Provided material start

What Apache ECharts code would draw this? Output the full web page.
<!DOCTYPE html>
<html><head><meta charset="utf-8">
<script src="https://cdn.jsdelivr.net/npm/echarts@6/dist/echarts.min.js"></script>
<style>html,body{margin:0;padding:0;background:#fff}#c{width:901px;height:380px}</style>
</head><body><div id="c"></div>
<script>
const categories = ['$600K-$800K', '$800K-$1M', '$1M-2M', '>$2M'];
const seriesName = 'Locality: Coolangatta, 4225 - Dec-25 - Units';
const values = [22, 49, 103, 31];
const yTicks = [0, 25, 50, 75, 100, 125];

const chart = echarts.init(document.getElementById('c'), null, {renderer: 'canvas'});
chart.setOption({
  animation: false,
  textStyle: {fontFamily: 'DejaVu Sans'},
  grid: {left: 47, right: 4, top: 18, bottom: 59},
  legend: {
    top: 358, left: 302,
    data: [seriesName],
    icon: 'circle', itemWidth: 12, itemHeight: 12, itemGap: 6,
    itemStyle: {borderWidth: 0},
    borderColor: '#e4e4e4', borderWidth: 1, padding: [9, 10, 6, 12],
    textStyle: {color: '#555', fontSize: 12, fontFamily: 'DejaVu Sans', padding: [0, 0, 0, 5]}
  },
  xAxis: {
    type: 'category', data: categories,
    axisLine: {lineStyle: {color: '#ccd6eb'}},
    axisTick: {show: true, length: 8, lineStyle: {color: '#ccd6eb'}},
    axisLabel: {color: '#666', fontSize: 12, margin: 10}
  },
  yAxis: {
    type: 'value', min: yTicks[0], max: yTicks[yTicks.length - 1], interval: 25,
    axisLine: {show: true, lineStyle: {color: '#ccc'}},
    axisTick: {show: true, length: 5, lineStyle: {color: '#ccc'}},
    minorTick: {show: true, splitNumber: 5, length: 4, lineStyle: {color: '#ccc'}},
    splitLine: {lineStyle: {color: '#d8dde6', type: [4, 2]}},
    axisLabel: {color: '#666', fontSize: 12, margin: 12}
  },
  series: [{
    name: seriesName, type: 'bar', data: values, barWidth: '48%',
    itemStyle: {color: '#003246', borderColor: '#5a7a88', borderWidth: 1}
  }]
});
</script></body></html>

Provided material end

### [Work to do]
Please write out the material word for word from its first line through the line holding "const yTicks = [0, 25, 50, 75, 100, 125];", including both, and no line past it.

### [Output below]
What Apache ECharts code would draw this? Output the full web page.
<!DOCTYPE html>
<html><head><meta charset="utf-8">
<script src="https://cdn.jsdelivr.net/npm/echarts@6/dist/echarts.min.js"></script>
<style>html,body{margin:0;padding:0;background:#fff}#c{width:901px;height:380px}</style>
</head><body><div id="c"></div>
<script>
const categories = ['$600K-$800K', '$800K-$1M', '$1M-2M', '>$2M'];
const seriesName = 'Locality: Coolangatta, 4225 - Dec-25 - Units';
const values = [22, 49, 103, 31];
const yTicks = [0, 25, 50, 75, 100, 125];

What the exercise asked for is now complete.